Просторный, бесшумный, сверкающий лифт фирмы «Отис» поднял Виктора Тришкина на семнадцатый этаж. На площадке с обильной зеленью в керамических горшках находилась одна-единственная дверь без признаков замков и глазка. Но две телекамеры в углах брали Палача в поле зрения крест-накрест. Кнопки звонка рядом с дверью тоже не было. Однако когда Виктор подошел к двери, из-под потолка раздался голос: входите. Тихо щелкнул электромагнитный дистанционный замок, Палач вошел в холл. Это была еще не квартира – всего лишь первый бастион.
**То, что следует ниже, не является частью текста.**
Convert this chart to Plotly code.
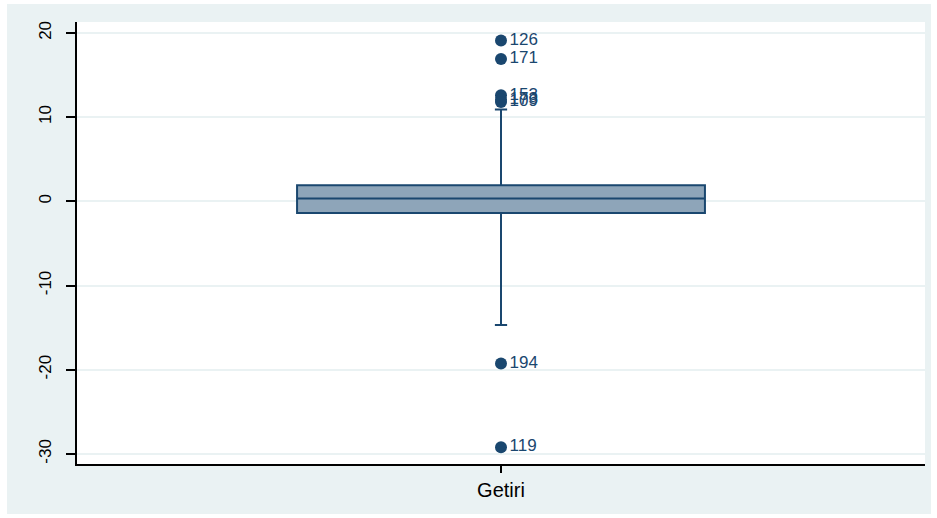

В углу, за обычным письменным столом с мониторами, микрофоном и телефоном сидел охранник.
– Подождите пять секунд, – сказал охранник. – Сейчас подойдет помощник Гранта Витальевича и проводит вас.
Спустя несколько секунд действительно появился помощник, кивнул Палачу, и они вошли еще в одну дверь – теперь уже в квартиру… Ее роскошь ошеломляла не меньше, чем размеры.
– Грант Витальевич ожидает вас в альпинарии, – сказал помощник. – Прошу.
Он распахнул дверь… И ошеломленный Палач замер. Одна стена просторного зала была стеклянной, прозрачной. За стеклом горело закатное небо, а здесь, в зале, росли цветы, небольшие деревья и шумел водопад. Закат пылал, рукотворный оазис казался земным раем.
– Ну, что встал, Виктор? – раздался голос Сына. – Поднимайся.